Challenging the judiciary to shift its own internal culture, Baroness Kennedy urged her audience to play a role in developing justice that delivers for women and provides protection. She spoke of her work with the International Bar Association which has been involved with introducing specialist courts in Pakistan that will have specialist training for prosecutors and a cadre of judges who will deal with gender-based violence. Describing the previous practice of dealing with the stigma of rape by marrying off the victim to her rapist, she says “The collusion of the justice system in those failures to provide justice to the women, but also the failure to deal with domestic violence. And while those things have moved up the agenda in most of the developed world, they have by no means been sorted.” In Britain, she says, this issue presents itself in low conviction rates for rape cases, despite one call a minute to police about domestic violence and two women a week being killed by their partners. To ensure that the law does not continue to fail women, she urged her fellow jurists to educate their colleagues in law about how they could deliver a different kind of society.
One recent positive sign that she has observed is the recognition that domestic violence can take other forms, including mental cruelty and coercive and controlling behaviour. “Keeping people constrained from fulfilling their abilities and their aspirations – those crushing limitations put on a woman’s life. That’s misogyny. People seem to think about the classical, old-fashioned interpretation of the word, that it’s really about hatred of women, but it’s really about something much more subtle and nuanced. It’s about keeping a woman in her place and about the sense of entitlement that they might have over the social arrangements and conditions.”

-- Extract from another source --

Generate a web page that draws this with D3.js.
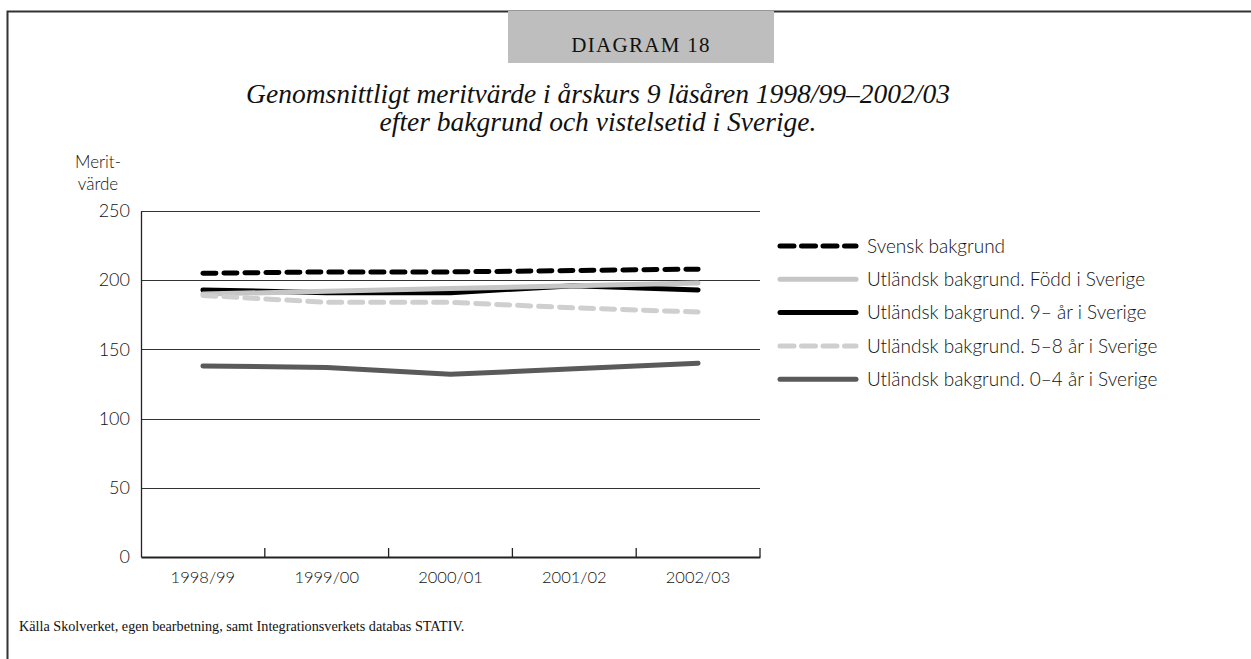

Baroness Kennedy says that one of the big challenges now to the world of law is how we deal with digital media. She talks of the harms that can be caused, particularly to young people, women and people from ethnic minorities: “the suffering and the racism that is online and the harms that you see that are dished out to people who are gender non-conforming or trans people are really horrible, horrible vicious stuff.” Those resisting legislative processes to deal with online harm are likely to describe it as freedom of expression, but it’s “freedom of exploitation” she says. The solution lies in the developed world getting together and saying “this is not good enough”. “The strong voices have to come together to stop what is happening.”
Baroness Kennedy has observed that the challenges of dealing with Covid have arisen at the same time as a threat to democracy and the rule of law through the rise of populist authoritarian governments. She highlights the constraints on freedoms that have been put in place via a social contract with our governments, on the basis that the limits on rights are necessary for greater ends. “The test is always that the changes should be proportionate, and it should be temporary, and that they should be ended as soon as possible and not allowed to turn into permanent features of our legal systems.
However, she is concerned by the tendency for authoritarian governments to use the Covid pandemic as cover for chipping away at the rule of law. She cautions judges and law makers to protect their independence in the face of encroachment. “The challenge of authoritarians is that – sometimes wrapping themselves in notions of democracy – but insisting that they take no criticism from the media, accusing the media of fake news when they challenge some of the things that have been done by over-weening all powerful government. Going after the rule of law, going after an independent judiciary, pretending that it’s all about modernising or reforming, but in fact getting rid of independent-minded judges. We know that one of the first things that authoritarians try to do is that they try to deal with the free media.”
The way forward, she emphasised, was to imbue law with values which recognise the dignity and humanity of every human creature. “It’s the vital duty of the state to protect human rights, and of the judiciary to act as arbiters.”